El proceso al llegar a Lesbos es relativamente sencillo, aunque implica que los refugiados pasen la mayor parte del tiempo formando cola. Primero, en el campo donde se les registra. Hay dos opciones: o el campamento «de los sirios», con mejores infraestructuras, o el de Moria, donde se dirgie a todos los demás. Iraquíes, afganos, pakistaníes, somalíes… Un micromundo de lugares castigados por la guerra, la pobreza o ambas a la vez del que todos quieren escapar. Ese es, sin embargo, el único lugar donde los funcionarios del Estado heleno expeden los papeles que los acreditan como migrantes. El salvoconducto para tomar el ferry que les trasladará a Atenas. A partir de ahí comienza el viaje terrestre.

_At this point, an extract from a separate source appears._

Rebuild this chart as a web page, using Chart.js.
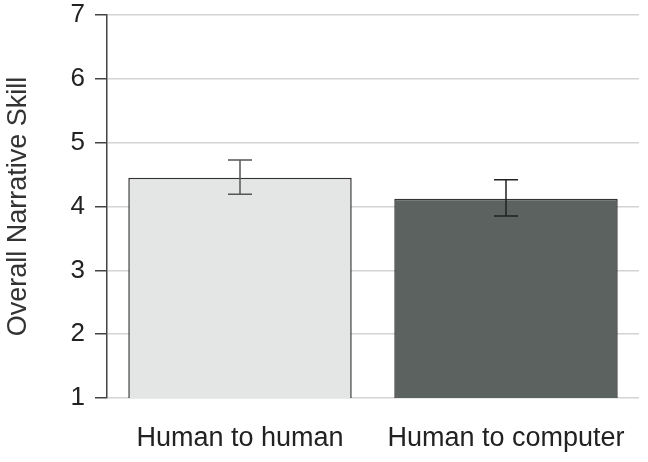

La segunda larga fila llega en el momento de lograr un billete en la siempre saturada embarcación. Cada día zarpa un ferry con 2.500 plazas a las 20.00 horas. Sin embargo, la gran afluencia ha provocado que se añada un barco extra. Los refugiados pagan, sin excepción, 60 euros por cada plaza. «Por suerte yo tengo dinero pero, ¿qué ocurre con quien no puede pagarlo?», se pregunta Mohamed, damasquino de 29 años que deambula por el centro de Mytiline buscando un hotel. Tiene «cash» y prefiere la cama a una tienda de campaña en el puerto o un hueco en el campo. No es el único. En pequeñas bolsas impermeables atadas al cuello, los refugiados protegen en el trayecto en bote sus bienes más preciados: dinero, papeles y el móvil para llamar a casa. Al final Mohamed terminará desistiendo porque, o bien hay hoteles que no aceptan asilados o bien lograr un hueco es misión imposible. En ese momento tendrá que decidir si regresa al campo o se acopla en una tienda de campaña en los alrededores del puerto. Los kioskeros han encontrado una veta de negocio y las venden a 40 euros la unidad. Junto al ferry, dos chavales ofrecen esterillas y sandalias por 5 euros. En un restaurante, si consumes un sandwich puedes cargar el móvil gratis. Si no, tienes que pagar.
Hungría es uno de los temas de conversación más frecuentes en las largas horas de espera. Habitualmente, cada refugiado tiene que esperar entre dos y tres días para poder embarcar, ya que las plazas se agotan rápidamente. Mientras tanto, unos a otros se dan ánimos y comentan las noticias que llegan desde Europa. «La ONU debería obligar a Hungría a abrir su frontera», dice Muhamad, originario de Afganistán. «Hungría es un problema», afirma Ibrahim, recién llegado a Moria, el campo de los «no sirios» y donde la fila, que cada uno guarda con su mochila, es vigilada por antidisturbios. «Aquí no hay comida, ni agua, ni entiendo por qué nos diferencian de los sirios», asegura, enfadado.
La vida en Lesbos es como un círculo que nunca termina. Cada día zarpan 2.500 refugiados hacia Atenas pero, durante la misma jornada, son innumerables los que llegan. Esto ha modificado las rutinas de una isla dedicada al turismo y que seguirá siendo destino prioritario para miles de personas que no aguantan más la miseria y el horror en sus países de origen.